Nursing Mom Notices Her Baby is Congested. In The Morning She Looks at Her Milk…

The body works in mysterious ways. This a nursing mother knows.

She had read about breast milk changing to tailor a baby’s needs in a medical journal, but it wasn’t until she looked at her own breast milk that she really understood the amazing abilities of the human body.

On Facebook, she explains:

“[In the article] this doctor discusses that when a baby nurses, it creates a vacuum in which the infant’s saliva sneaks into the mother’s nipple. There, it is believed that mammary gland receptors interpret the “baby spit backwash” for bacteria and viruses and, if they detect something amiss (i.e., the baby is sick or fighting off an infection), Mom’s body will actually change the milk’s immunological composition, tailoring it to the baby’s particular pathogens by producing customized antibodies.”

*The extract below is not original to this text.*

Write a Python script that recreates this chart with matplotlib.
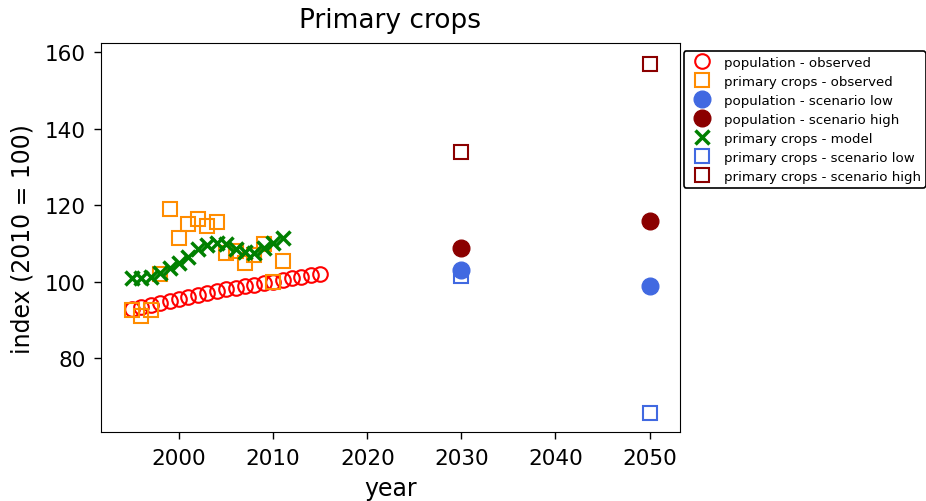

Because she nurses several times throughout the night, she pumped before she went to bed on Thursday, knowing the next time she pumped would be Friday morning.

“I noticed in the wee hours of Friday morning, 3 AM or so– she was congested, irritable, and sneezing ALOT. Probably a cold, right?”

When she woke up the next morning she did her routine pump. It was then that she noticed the difference in the milk.

 Image Credit: Facebook

The bag on the left represents milk she had previously pumped, and the bag on the right represents the milk she produced that Friday.

“Look at how much more the milk I produced Friday resembles colostrum (The super milk full of antibodies and leukocytes you make during the first few days after birth) and this comes after nursing the baby with a cold all night long..”

According to Nature.com, though the specific responses of breastmilk immune factors to various infections is not very well understood, breastmilk does protect nursing babies from infections. Doctor Sears explains that when an infant comes into contact with a new germ, the mother’s body begins to produce antibodies, which are then present in the breastmilk. By drinking the breastmilk, the infant builds up immunity to the new germ.

As Mallory Smothers puts it: the human body never ceases to amaze.